Season’s Greetings from Google – what an insult!

9:26 am Google Adwords

Today Google emailed out their PPC advertisers to thank them for using PPC, which has enabled Google to contribute $20 million to charitable organisations around the world.   They also give a link to a YouTube video that explains how the money will help.

Aaaaaaahhhhhh, that’s nice.

Or is it?

While no-one can say that $20 million is not a good gesture, it’s worth putting those figures into a bigger perspective. 

In 2009, Google’s revenues were $23.6 billion.  Based on current figures, 2010 looks like hitting about $28 billion.  Doing quick sums shows us that the $20 million charitable donation works out at about 0.07% of total revenues.  Not exactly a huge percentage is it?  If Custwin was to make that same percentage donation it would come to under £100.  Hang on, if we multiplied it up by, say, 7 times, we’d be donating 0.5% of our revenues – that would make us (proportionally) so much more generous than Google!

I’m being flippant of course but the first point is that $20 million is a microscopic amount of money compared to what Google bring in.

The second point is about the flip side of the coin.  The organisations benefiting from the Google donation will, I’m sure, be grateful.  But perhaps charity should begin at home, with the advertisers who buy Adwords clicks.   It’s becoming increasingly the case that PPC clicks are getting costlier – there are many reasons for this but one big reason is that the Google system actively stops advertisers from using the system in a way that would be fully beneficial for them.  Here are just two examples ..

Broad match

If people set up PPC in the way that the system will allow them to do (by default) then they will lose money hand over fist – guaranteed.  It is so easy to prove that broad match PPC advertising is wasteful on advertisers budget and yet Google don’t go out of their way to encourage advertisers to use the system more effectively.  It’s much easier (and profitable) to let advertisers make costly mistakes.   Contact us if you need any examples to show you why broad match in PPC is a disaster zone.

Niche phrases

If you’re an advertiser who wants to be visible under a phrase such as ‘red widgets with blue stripes’ the Google system won’t allow that because it’s considered ‘too niche’.  As an advertiser, you may not care that relatively few people type that phrase, but you still want the option to be highly visible when people do type it.  Instead, you would be allowed to advertise under the phrase ‘red widgets’ and to do that, would have to offer higher click costs because of the levels of competition for that phrase.  

The fundamental flaw in the Google system is that it forces people down a path of having to use more generic keyword phrases, which gets expensive as there’ll be more competition bidding on those phrases.  What it should do is recognise that there’s a strong link between what the person searches for and what an advertiser has as a keyword phrase.  Taking the red widgets example …

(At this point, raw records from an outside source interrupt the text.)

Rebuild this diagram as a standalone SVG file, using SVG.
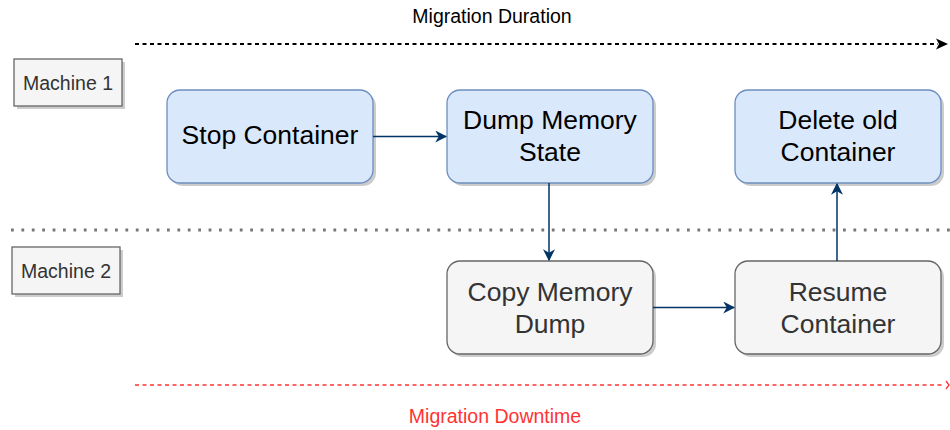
<svg xmlns="http://www.w3.org/2000/svg" width="950" height="430" viewBox="0 0 950 430">
<defs>
<style>
.blue{fill:#dae8fc;stroke:#6c8ebf;stroke-width:1.3}
.gray{fill:#f5f5f5;stroke:#666666;stroke-width:1.3}
.shadow{fill:#000;opacity:0.2}
.t{font-family:"Liberation Sans",Arial,sans-serif;font-size:26.5px;text-anchor:middle}
.tb{fill:#000}
.tg{fill:#333333}
.m{font-family:"Liberation Sans",Arial,sans-serif;font-size:19.5px;text-anchor:middle;fill:#333333}
.edge{stroke:#003366;stroke-width:1.5;fill:none}
</style>
<marker id="arr" viewBox="0 0 10 10" refX="9" refY="5" markerWidth="12" markerHeight="12" markerUnits="userSpaceOnUse" orient="auto">
<path d="M0,0 L10,5 L0,10 L3,5 Z" fill="#003366"/>
</marker>
</defs>
<rect width="950" height="430" fill="#ffffff"/>

<g id="duration">
<line x1="135" y1="44" x2="938" y2="44" stroke="#000" stroke-width="2" stroke-dasharray="4 3.5"/>
<path d="M936,38.5 L948,44 L936,49.5 L939,44 Z" fill="#000"/>
<text x="492" y="23" class="m" style="fill:#000">Migration Duration</text>
</g>

<g id="downtime">
<line x1="135" y1="385" x2="944" y2="385" stroke="#ff3333" stroke-width="1.3" stroke-dasharray="4 3.5"/>
<path d="M946,381 L949,385 L946,389" fill="none" stroke="#ff3333" stroke-width="1.3"/>
<text x="495" y="423" class="m" style="fill:#ff3333">Migration Downtime</text>
</g>

<g id="separator">
<line x1="11" y1="230" x2="950" y2="230" stroke="#777777" stroke-width="2.8" stroke-dasharray="2.8 7.6"/>
</g>

<g id="machine1">
<rect x="17" y="62" width="108" height="47" class="shadow"/>
<rect x="14" y="59" width="108" height="47" class="gray"/>
<text x="68" y="89.5" class="m">Machine 1</text>
</g>

<g id="machine2">
<rect x="15" y="250" width="108" height="47" class="shadow"/>
<rect x="12" y="247" width="108" height="47" class="gray"/>
<text x="66" y="277.5" class="m">Machine 2</text>
</g>

<g id="stop">
<rect x="170" y="93" width="206" height="93" rx="13" class="shadow"/>
<rect x="167" y="90" width="206" height="93" rx="13" class="blue"/>
<text x="270" y="144" class="t tb">Stop Container</text>
</g>

<g id="dump">
<rect x="450" y="93" width="206" height="93" rx="13" class="shadow"/>
<rect x="447" y="90" width="206" height="93" rx="13" class="blue"/>
<text x="550" y="129" class="t tb">Dump Memory</text>
<text x="550" y="161" class="t tb">State</text>
</g>

<g id="delete">
<rect x="738" y="93" width="206" height="93" rx="13" class="shadow"/>
<rect x="735" y="90" width="206" height="93" rx="13" class="blue"/>
<text x="838" y="129" class="t tb">Delete old</text>
<text x="838" y="161" class="t tb">Container</text>
</g>

<g id="copy">
<rect x="450" y="264" width="206" height="93" rx="13" class="shadow"/>
<rect x="447" y="261" width="206" height="93" rx="13" class="gray"/>
<text x="550" y="300.5" class="t tg">Copy Memory</text>
<text x="550" y="332.5" class="t tg">Dump</text>
</g>

<g id="resume">
<rect x="738" y="264" width="206" height="93" rx="13" class="shadow"/>
<rect x="735" y="261" width="206" height="93" rx="13" class="gray"/>
<text x="838" y="300.5" class="t tg">Resume</text>
<text x="838" y="332.5" class="t tg">Container</text>
</g>

<g id="connectors">
<line x1="373" y1="136.5" x2="446" y2="136.5" class="edge" marker-end="url(#arr)"/>
<line x1="549" y1="183" x2="549" y2="260" class="edge" marker-end="url(#arr)"/>
<line x1="653" y1="307.5" x2="734" y2="307.5" class="edge" marker-end="url(#arr)"/>
<line x1="837" y1="261" x2="837" y2="184" class="edge" marker-end="url(#arr)"/>
</g>
</svg>
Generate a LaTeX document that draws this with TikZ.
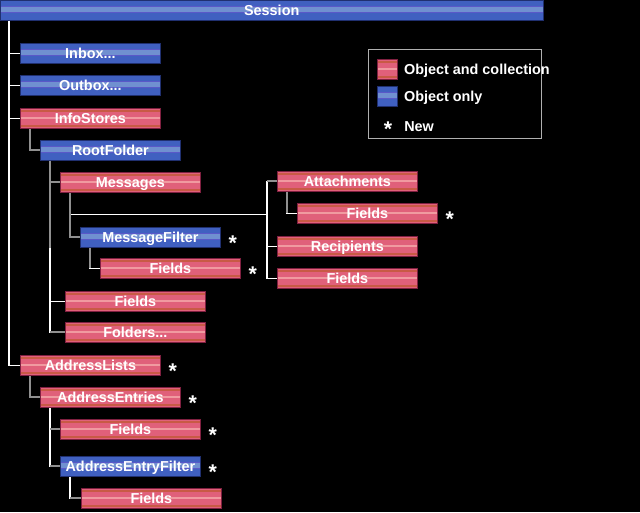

If someone types ‘red widgets with blue stripes’ then they have a need for that type of widget.  They would much rather see an advert appear that refers to what they need, rather than a load of adverts for red widgets or other widgets.  In theory, Google should allow such keyword phrases and if someone types them it matches up with the most specific advertiser, not the advertiser who is prepared to offer the most cost per click.  The searcher gets what they were looking for and so are more likely to click on future PPC adverts.  The company gets a click to their site that hasn’t cost them a fortune.

Google give many (pathetic) reasons why they won’t allow advertisers to use niche phrases – none of them have any real credibility.  The only real reason is that they realise they can make more money from getting advertisers to compete against each other (for more generic keyword phrases) to have higher positioning.  But it’s very short-sighted and dumb for Google to look at their revenue stream in that way.   Small companies dominate the world but they don’t have huge budgets for clicks.  Thousands (probably millions) of small companies won’t use PPC (or have tried it and it’s not worked for them) because of the costs.   If Google allowed advertisers to use more niche phrases, and as long as those adverts got a reasonable level of clicks compared to searches, then everyone should be happy.  Google would be especially happy because revenues would increase massively as smaller businesses suddenly found that the system works for them.

The end result of all this?  Searchers find the PPC results to be so much more useful (by getting niche results appear for their niche search phrases).  Advertisers gain better quality traffic and enquiries/business as a result.  Google make a lot more money because small businesses feel there’s good reason to advertise and it’s going to be cost-effective.

What would Google do with that increase in revenues?  Hey, they could increase their percentage of charitable donation.  But I doubt that would happen.  Think more of what impact the smaller businesses could have if the PPC system was friendlier to them – increases in business leads to increases in revenues and the positive knock-on effects from that would be huge.   There’s constant talk about recession and companies not doing well – show me a PPC campaign and I’ll show you where the wastage is and my finger will be pointing at Google for allowing companies to waste money and make mistakes through their PPC advertising.

$20 million donation from Google?   Pah, what an insult!  They make more money than that in a single day of wasted clicks from advertisers being led down a path of advertising inefficiently.